Chizanye Karuhiga who lived right next door invited ABC15 in to her apartment to show us the problems she was dealing with.
"When I flush the toilet the water comes up and fills into the bathtub, and it goes on the floor," said Karuhiga, but for this mother the bathroom flooding was not her primary concern.
She wanted to talk about the kitchen stove she said had not worked for at least the last two years.
"Look at this. These three burners over here they are not working. I have to cook food for all of us, all of my children and me on just this one small burner one at a time and it takes a very long time," said Karuhige.
ABC15 asked her if she had complained to management about this. She said she had, multiple times and they had said they would come out and fix it.
"I talked to the first manager, then I talked to the second manager, then I talked to the lady that is in there right now. They said they are going to fix it and I have been waiting for that," said Karuhige.
ABC15 asked her how long she had been waiting for.
"Two years. They have not changed my stove, no," added Karuhige.
ABC15 attempted to talk to someone inside the apartment complex leasing office. Although the sign on the door indicated they were open, and we observed a person inside the office, the door was locked and despite our knocking, no one came to the door.
ABC15 then reached out to a corporate office number provided to us by residents. A woman who answered the phone said she had sent out a group text to all managers about the sewer overflows, but no one had responded as they were on vacation. The woman said she could not answer our questions as she was just filling in for a regional manager who was also on vacation.

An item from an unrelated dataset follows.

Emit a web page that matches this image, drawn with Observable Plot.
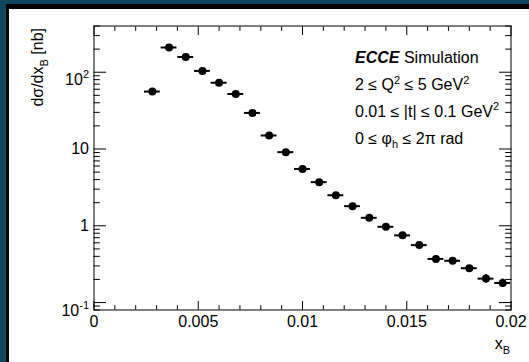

After leaving the complex, ABC15 was approached by another Highland Park Apartments resident who said her apartment was not "livable" and she was moving out that day.
"This is not acceptable. This is not a place that is livable at all, it is unacceptable," said Jamie Munson.
Munson added that she had repeatedly tried to contact management about a broken sink and bathtub over the last three months.
"Water was dripping from the sink. Recently my bathtub it went crazy, it broke they came out and said they couldn't fix it. We have the water turned off at main line downstairs," said Munson.
ABC15 asked her how she was bathing if her water was turned off at the main line.
"I've been going to a friend's for that," said Munson.
She added that some residents in the complex lived in Section 8 housing, and she questioned if that was why nobody cared to address the multiple issues residents there were dealing with.
"My message to management here? They need to wake up and do their job, and treat people like they're tenants here," said Munson.
Gastelum said she wanted management to reimburse her for her ruined furniture, bedding, and clothing. She paid about $882 in rent every month.
ABC15 has also reached out to the city to find out of if officials are aware of living conditions described by residents at the Highland Park Apartments. We will keep you updated when we hear back from management or city officials.